**Aim:** Return each line of the listing below, unchanged, and omit the images.

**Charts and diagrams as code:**
============================================================

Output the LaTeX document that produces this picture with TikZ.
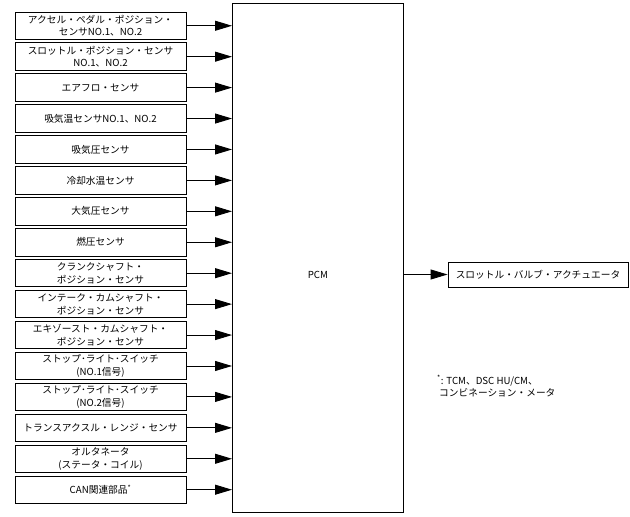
\documentclass[tikz,border=0pt]{standalone}
\usepackage{fontspec}
\setmainfont{Noto Sans CJK JP}
\usetikzlibrary{arrows.meta}
\tikzset{font={\fontsize{9.7pt}{12.6pt}\selectfont},
	inbox/.style={draw, line width=0.9pt, minimum width=171pt, minimum height=27.5pt, align=center, inner sep=1pt},
	sig/.style={line width=0.9pt, -{Triangle[length=17pt,width=10pt]}}}

\begin{document}
\begin{tikzpicture}[x=1pt,y=-1pt]
		\useasboundingbox (0,0) rectangle (630,517);
		%PCM
		\node[draw, line width=0.9pt, minimum width=171pt, minimum height=509pt, anchor=north west] (pcm) at (232,3) {};
		%Actuator
		\node[inbox, minimum width=180pt, minimum height=25pt] (act) at (538,274.5) {スロットル・バルブ・アクチュエータ};
		\node (pcmtext) at (pcm.center |- act.center) {PCM};
		\draw[sig] (pcm.east |- act.west) -- (act.west);
		%Sensor boxes
		\foreach \i/\txt in {1/{アクセル・ペダル・ポジション・\\センサNO.1、NO.2},
			2/{スロットル・ポジション・センサ\\NO.1、NO.2},
			3/{エアフロ・センサ},
			4/{吸気温センサNO.1、NO.2},
			5/{吸気圧センサ},
			6/{冷却水温センサ},
			7/{大気圧センサ},
			8/{燃圧センサ},
			9/{クランクシャフト・\\ポジション・センサ},
			10/{インテーク・カムシャフト・\\ポジション・センサ},
			11/{エキゾースト・カムシャフト・\\ポジション・センサ},
			12/{ストップ･ライト･スイッチ\\(NO.1信号)},
			13/{ストップ･ライト･スイッチ\\(NO.2信号)},
			14/{トランスアクスル・レンジ・センサ},
			15/{オルタネータ\\(ステータ・コイル)},
			16/{CAN関連部品\textsuperscript{*}}}
		{
		\node[inbox] (s\i) at (100.5, 25.75 + \i * 30.93 - 30.93) {\txt};
		\draw[sig] (s\i.east) -- (s\i.east -| pcm.west);
		}
		%Note
		\node[align=left, anchor=north west, inner sep=0pt] (note) at (437,375) {\textsuperscript{*}: TCM、DSC HU/CM、\\\hspace{2pt}コンビネーション・メータ};
\end{tikzpicture}
\end{document}
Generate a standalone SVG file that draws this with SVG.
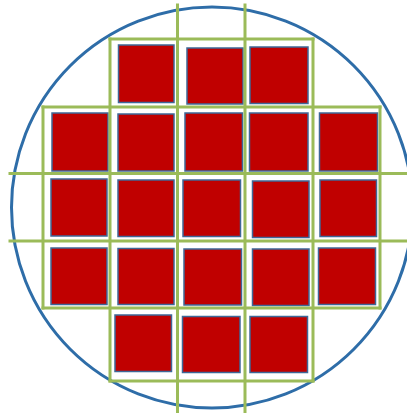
<svg xmlns="http://www.w3.org/2000/svg" width="407" height="413" viewBox="0 0 407 413">
  <style>
    .wafer { fill: none; stroke: #2E6DA8; stroke-width: 3; }
    .grid line { stroke: #9BBB59; stroke-width: 3; stroke-linecap: square; }
    .die { fill: #C00000; stroke: #3E6898; stroke-width: 1.5; }
  </style>
  <rect width="407" height="413" fill="#FFFFFF"/>
  <circle class="wafer" cx="212" cy="207.5" r="200.5"/>
  <g class="dies">
    <rect class="die" x="118.5" y="45" width="55.5" height="57.5"/>
    <rect class="die" x="187" y="48" width="56" height="56"/>
    <rect class="die" x="250" y="47" width="58" height="56.5"/>

    <rect class="die" x="52" y="113" width="56" height="58"/>
    <rect class="die" x="118" y="114" width="56" height="57"/>
    <rect class="die" x="185" y="113" width="57.5" height="58"/>
    <rect class="die" x="249.5" y="113" width="58.5" height="58"/>
    <rect class="die" x="319.5" y="113" width="58" height="58"/>

    <rect class="die" x="51" y="179" width="56" height="57"/>
    <rect class="die" x="118" y="180" width="56" height="56.5"/>
    <rect class="die" x="183" y="180" width="57.5" height="56.5"/>
    <rect class="die" x="252.5" y="181" width="56.5" height="56.5"/>
    <rect class="die" x="320" y="180" width="56.5" height="56.5"/>

    <rect class="die" x="51" y="248" width="56" height="56.5"/>
    <rect class="die" x="118" y="248.5" width="56" height="56"/>
    <rect class="die" x="184" y="249" width="57.5" height="56"/>
    <rect class="die" x="252.5" y="249" width="56.5" height="56.5"/>
    <rect class="die" x="318.5" y="248" width="57" height="56.5"/>

    <rect class="die" x="115" y="315" width="56.5" height="56.5"/>
    <rect class="die" x="182.5" y="316.5" width="57.5" height="56"/>
    <rect class="die" x="250" y="316.5" width="57.5" height="56"/>
  </g>
  <g class="grid">
    <line x1="177.5" y1="5" x2="177.5" y2="413"/>
    <line x1="245" y1="5" x2="245" y2="413"/>
    <line x1="110" y1="39" x2="110" y2="381"/>
    <line x1="313" y1="39" x2="313" y2="381"/>
    <line x1="43" y1="107" x2="43" y2="308"/>
    <line x1="380" y1="107" x2="380" y2="308"/>
    <line x1="110" y1="39" x2="313" y2="39"/>
    <line x1="43" y1="107" x2="380" y2="107"/>
    <line x1="10" y1="173.5" x2="407" y2="173.5"/>
    <line x1="10" y1="241" x2="407" y2="241"/>
    <line x1="43" y1="308" x2="380" y2="308"/>
    <line x1="110" y1="381" x2="313" y2="381"/>
  </g>
</svg>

============================================================

**Response to this exercise:**
Output the LaTeX document that produces this picture with TikZ.
\documentclass[tikz,border=0pt]{standalone}
\usepackage{fontspec}
\setmainfont{Noto Sans CJK JP}
\usetikzlibrary{arrows.meta}
\tikzset{font={\fontsize{9.7pt}{12.6pt}\selectfont},
	inbox/.style={draw, line width=0.9pt, minimum width=171pt, minimum height=27.5pt, align=center, inner sep=1pt},
	sig/.style={line width=0.9pt, -{Triangle[length=17pt,width=10pt]}}}

\begin{document}
\begin{tikzpicture}[x=1pt,y=-1pt]
		\useasboundingbox (0,0) rectangle (630,517);
		%PCM
		\node[draw, line width=0.9pt, minimum width=171pt, minimum height=509pt, anchor=north west] (pcm) at (232,3) {};
		%Actuator
		\node[inbox, minimum width=180pt, minimum height=25pt] (act) at (538,274.5) {スロットル・バルブ・アクチュエータ};
		\node (pcmtext) at (pcm.center |- act.center) {PCM};
		\draw[sig] (pcm.east |- act.west) -- (act.west);
		%Sensor boxes
		\foreach \i/\txt in {1/{アクセル・ペダル・ポジション・\\センサNO.1、NO.2},
			2/{スロットル・ポジション・センサ\\NO.1、NO.2},
			3/{エアフロ・センサ},
			4/{吸気温センサNO.1、NO.2},
			5/{吸気圧センサ},
			6/{冷却水温センサ},
			7/{大気圧センサ},
			8/{燃圧センサ},
			9/{クランクシャフト・\\ポジション・センサ},
			10/{インテーク・カムシャフト・\\ポジション・センサ},
			11/{エキゾースト・カムシャフト・\\ポジション・センサ},
			12/{ストップ･ライト･スイッチ\\(NO.1信号)},
			13/{ストップ･ライト･スイッチ\\(NO.2信号)},
			14/{トランスアクスル・レンジ・センサ},
			15/{オルタネータ\\(ステータ・コイル)},
			16/{CAN関連部品\textsuperscript{*}}}
		{
		\node[inbox] (s\i) at (100.5, 25.75 + \i * 30.93 - 30.93) {\txt};
		\draw[sig] (s\i.east) -- (s\i.east -| pcm.west);
		}
		%Note
		\node[align=left, anchor=north west, inner sep=0pt] (note) at (437,375) {\textsuperscript{*}: TCM、DSC HU/CM、\\\hspace{2pt}コンビネーション・メータ};
\end{tikzpicture}
\end{document}
Generate a standalone SVG file that draws this with SVG.
<svg xmlns="http://www.w3.org/2000/svg" width="407" height="413" viewBox="0 0 407 413">
  <style>
    .wafer { fill: none; stroke: #2E6DA8; stroke-width: 3; }
    .grid line { stroke: #9BBB59; stroke-width: 3; stroke-linecap: square; }
    .die { fill: #C00000; stroke: #3E6898; stroke-width: 1.5; }
  </style>
  <rect width="407" height="413" fill="#FFFFFF"/>
  <circle class="wafer" cx="212" cy="207.5" r="200.5"/>
  <g class="dies">
    <rect class="die" x="118.5" y="45" width="55.5" height="57.5"/>
    <rect class="die" x="187" y="48" width="56" height="56"/>
    <rect class="die" x="250" y="47" width="58" height="56.5"/>

    <rect class="die" x="52" y="113" width="56" height="58"/>
    <rect class="die" x="118" y="114" width="56" height="57"/>
    <rect class="die" x="185" y="113" width="57.5" height="58"/>
    <rect class="die" x="249.5" y="113" width="58.5" height="58"/>
    <rect class="die" x="319.5" y="113" width="58" height="58"/>

    <rect class="die" x="51" y="179" width="56" height="57"/>
    <rect class="die" x="118" y="180" width="56" height="56.5"/>
    <rect class="die" x="183" y="180" width="57.5" height="56.5"/>
    <rect class="die" x="252.5" y="181" width="56.5" height="56.5"/>
    <rect class="die" x="320" y="180" width="56.5" height="56.5"/>

    <rect class="die" x="51" y="248" width="56" height="56.5"/>
    <rect class="die" x="118" y="248.5" width="56" height="56"/>
    <rect class="die" x="184" y="249" width="57.5" height="56"/>
    <rect class="die" x="252.5" y="249" width="56.5" height="56.5"/>
    <rect class="die" x="318.5" y="248" width="57" height="56.5"/>

    <rect class="die" x="115" y="315" width="56.5" height="56.5"/>
    <rect class="die" x="182.5" y="316.5" width="57.5" height="56"/>
    <rect class="die" x="250" y="316.5" width="57.5" height="56"/>
  </g>
  <g class="grid">
    <line x1="177.5" y1="5" x2="177.5" y2="413"/>
    <line x1="245" y1="5" x2="245" y2="413"/>
    <line x1="110" y1="39" x2="110" y2="381"/>
    <line x1="313" y1="39" x2="313" y2="381"/>
    <line x1="43" y1="107" x2="43" y2="308"/>
    <line x1="380" y1="107" x2="380" y2="308"/>
    <line x1="110" y1="39" x2="313" y2="39"/>
    <line x1="43" y1="107" x2="380" y2="107"/>
    <line x1="10" y1="173.5" x2="407" y2="173.5"/>
    <line x1="10" y1="241" x2="407" y2="241"/>
    <line x1="43" y1="308" x2="380" y2="308"/>
    <line x1="110" y1="381" x2="313" y2="381"/>
  </g>
</svg>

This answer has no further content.